If that latter, you’re failing to acknowledge that cost-competitive biodiesel isn’t a guaranteed, turn-key technology. And even if we generate it the way you’ve advocated (capturing CO2 from coal-burning power plants), we’re still locking ourselves into a dependency on burning fossil fuels, when our best science tells us we need to be looking at 80%, 90%, or 100% decreases over 1990 emissions levels this century. We’re not going to get there burning coal to make biodiesel.
Electric cars, on the other hand, can get us there. The game changer isn’t that 2010 Chevrolet Volts will single-handedly do it. The game changer is that Volts and Leafs (Leaves?) start creating a market for plug-in hybrids and electric vehicles as well as for batteries. That drives innovation, which drives technological improvement.
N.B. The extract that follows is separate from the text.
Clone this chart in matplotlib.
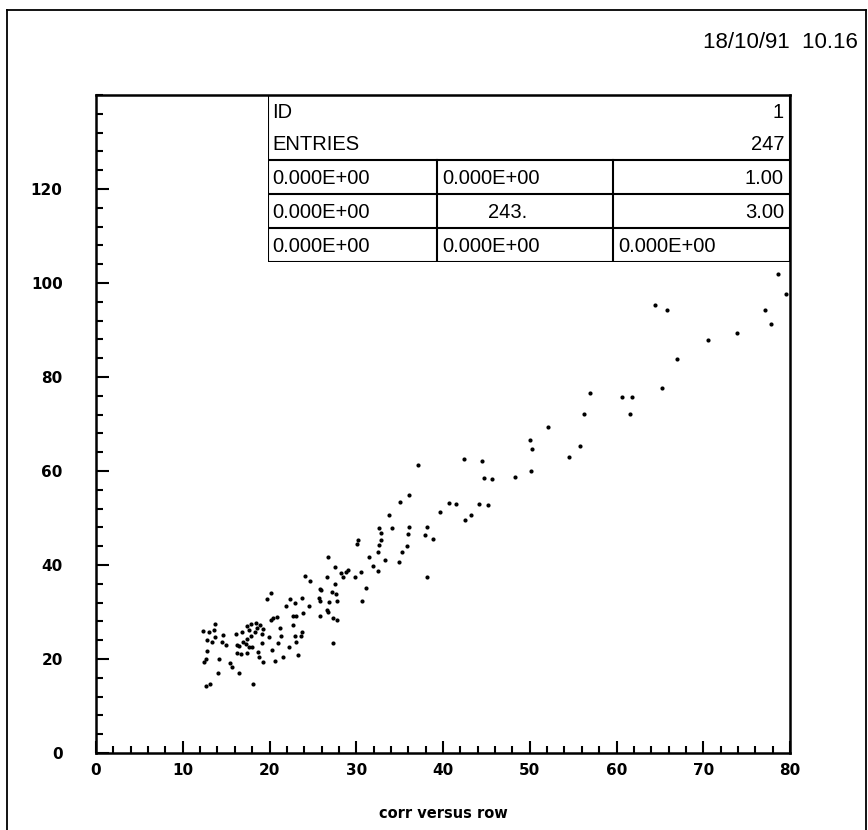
import matplotlib
matplotlib.use('Agg')
import matplotlib.pyplot as plt
from matplotlib.lines import Line2D
from matplotlib.ticker import MultipleLocator, FixedLocator

# row (x) / corr (y) pairs
row = [78.6, 79.5, 64.4, 65.8, 77.1, 77.8, 73.9, 70.5, 67.0, 65.3, 57.0, 60.6, 61.8, 61.6, 56.2,
       52.1, 50.0, 50.3, 55.8, 54.5, 50.2, 44.5, 44.7, 45.7, 48.3,
       37.1, 42.4, 36.1, 35.1, 40.7, 41.5, 44.1, 45.2, 39.7, 43.2, 42.5, 33.8, 32.6, 34.1, 36.1,
       38.2, 32.8, 36.0, 37.9, 38.9, 30.2, 30.1, 32.8, 32.6, 35.8, 32.5, 35.3, 31.5, 26.7, 33.3,
       34.9, 31.9, 27.5, 32.5, 29.0, 28.8, 30.5, 28.2, 38.2, 24.1, 24.7, 26.6, 28.5, 29.8, 27.5,
       25.8, 31.1, 25.9, 27.2, 27.7, 20.2, 19.7, 22.4, 23.8, 25.7, 22.9, 21.9, 24.6, 25.8, 26.9,
       27.8, 30.7, 23.9, 26.6, 26.7, 22.7, 23.0, 25.8, 27.3, 27.8, 20.4, 20.9, 20.2, 22.7, 21.2,
       23.8, 23.6, 21.3,
       13.7, 12.3, 13.0, 13.6, 14.6, 13.7, 12.8, 13.4, 14.5, 15.0, 16.1, 16.8,
       17.4, 17.9, 18.4, 18.9, 19.2, 19.1, 17.6, 18.3, 18.6,
       17.4, 17.9, 16.2, 16.5, 17.0, 17.3, 17.6, 18.0, 16.3, 16.7, 17.4, 19.1, 19.9, 12.8, 12.7,
       12.5, 14.2, 15.4, 15.7, 14.1, 16.5, 18.8, 19.2, 18.7, 13.1, 12.7, 18.1,
       20.3, 21.0, 22.3, 22.9, 23.3, 21.5, 20.6, 23.0, 27.3]
corr = [101.9, 97.6, 95.3, 94.3, 94.3, 91.3, 89.4, 87.9, 83.8, 77.7, 76.6, 75.7, 75.8, 72.2, 72.2,
        69.3, 66.7, 64.7, 65.4, 62.9, 60.1, 62.2, 58.5, 58.2, 58.8,
        61.3, 62.5, 54.8, 53.5, 53.2, 52.9, 52.9, 52.8, 51.3, 50.6, 49.5, 50.6, 47.9, 47.9, 48.1,
        48.1, 46.8, 46.7, 46.4, 45.6, 45.3, 44.4, 45.3, 44.3, 44.1, 42.8, 42.8, 41.8, 41.7, 41.0,
        40.7, 39.8, 39.5, 38.8, 38.9, 38.5, 38.5, 38.4, 37.5, 37.7, 36.7, 37.4, 37.4, 37.4, 36.0,
        35.0, 35.2, 34.7, 34.3, 33.9, 34.1, 32.7, 32.8, 33.0, 33.0, 32.0, 31.3, 31.3, 32.3, 32.1,
        32.3, 32.3, 29.7, 30.4, 29.9, 29.1, 29.2, 29.1, 28.7, 28.4, 28.8, 28.9, 28.3, 27.3, 26.5,
        25.7, 24.9, 24.9,
        27.5, 26.0, 25.7, 26.2, 25.2, 24.7, 24.0, 23.6, 23.6, 23.0, 25.4, 25.7,
        27.0, 27.4, 27.6, 27.3, 26.4, 25.4, 26.2, 25.8, 26.6,
        24.3, 24.9, 23.0, 22.8, 23.7, 23.1, 22.5, 22.5, 21.2, 21.0, 21.2, 23.3, 24.6, 21.7, 20.1,
        19.3, 19.9, 19.1, 18.2, 17.0, 17.1, 20.5, 19.4, 21.4, 14.7, 14.3, 14.6,
        22.0, 23.5, 22.6, 25.0, 20.8, 20.5, 19.5, 23.6, 23.5]

stats = [['ID', '', '1'],
         ['ENTRIES', '', '247'],
         ['0.000E+00', '0.000E+00', '1.00'],
         ['0.000E+00', '243.', '3.00'],
         ['0.000E+00', '0.000E+00', '0.000E+00']]
date_str = '18/10/91  10.16'
xlabel = 'corr versus row'
yticks = [0, 20, 40, 60, 80, 100, 120]

W, H = 868, 830
fig = plt.figure(figsize=(W / 100, H / 100), dpi=100)
tfont = ['Liberation Sans', 'DejaVu Sans']
tsize = 14.5


def fx(px):
    return px / W


def fy(py):
    return 1 - py / H


# outer frame
for xs, ys in [([7, 7], [10, 830]), ([7, 866], [10, 10]), ([866, 866], [10, 830])]:
    fig.add_artist(Line2D([fx(v) for v in xs], [fy(v) for v in ys], color='black', lw=1.3))

fig.text(fx(858), fy(42), date_str, ha='right', va='center', fontsize=16, family=tfont)

ax = fig.add_axes([fx(96), fy(753), fx(790) - fx(96), fy(95) - fy(753)])
ax.scatter(row, corr, s=9, c='black', linewidths=0)
ax.set_xlim(0, 80)
ax.set_ylim(0, 140)
ax.xaxis.set_major_locator(MultipleLocator(10))
ax.xaxis.set_minor_locator(MultipleLocator(2))
ax.yaxis.set_major_locator(FixedLocator(yticks))
ax.yaxis.set_minor_locator(MultipleLocator(4))
ax.tick_params(which='both', direction='in', width=1.5, top=False, right=False)
ax.tick_params(which='major', length=9)
ax.tick_params(which='minor', length=5)
ax.tick_params(axis='y', which='major', pad=24, labelsize=11)
ax.tick_params(axis='x', which='major', pad=7, labelsize=11)
for lab in ax.get_xticklabels() + ax.get_yticklabels():
    lab.set_fontweight('bold')
for sp in ax.spines.values():
    sp.set_linewidth(1.8)
ax.set_xlabel(xlabel, fontsize=10.5, fontweight='bold', labelpad=20)

# statistics box
tab = fig.add_axes([fx(268), fy(262), fx(790) - fx(268), fy(95) - fy(262)])
tab.set_xlim(268, 790)
tab.set_ylim(262, 95)
tab.axis('off')
lw = 1.5
tab.plot([268, 790, 790, 268, 268], [95, 95, 262, 262, 95], color='black', lw=lw)
for yy in [160, 194, 228]:
    tab.plot([268, 790], [yy, yy], color='black', lw=lw)
for xx in [437, 613]:
    tab.plot([xx, xx], [160, 262], color='black', lw=lw)

row_y = [113, 145, 178, 212, 246]
for i, r in enumerate(stats):
    y = row_y[i]
    tab.text(272, y, r[0], ha='left', va='center', fontsize=tsize, family=tfont)
    if r[1]:
        if r[1] == '243.':
            tab.text(508, y, r[1], ha='center', va='center', fontsize=tsize, family=tfont)
        else:
            tab.text(442, y, r[1], ha='left', va='center', fontsize=tsize, family=tfont)
    if r[2].startswith('0.000'):
        tab.text(618, y, r[2], ha='left', va='center', fontsize=tsize, family=tfont)
    else:
        tab.text(784, y, r[2], ha='right', va='center', fontsize=tsize, family=tfont)

fig.savefig('out.png', dpi=100)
Eventually, in say, 2040, we have all-electric cars that get 200 miles-per-charge, and fast-charging or battery swapping technology which is widely deployed and can get you back to a full charge in, say 5 minutes. We won’t even need plug-in hybrids like the Volt any more - they’ll be a bridge technology that had already served the purpose. Meanwhile, we continue to invest in wind, solar, and nuclear (as well as in developing the niche technologies like geothermal and tidal) so that emissions associated with electricity production are greatly reduced. That’s how we get to a point in the second half of the century where we’re well below 1990 CO2 emissions levels - not betting on mineral diesel or biodiesel as a side effect from coal burning.
Is it guaranteed to play out like that? No, certainly not. But the only way diesels get us there is with biodiesel generated without the benefit of a cloud of coal exhaust. I’m not against exploring that direction, and even having the US government chip in a little funding to explore the science that way, but I don’t want all my eggs in that basket.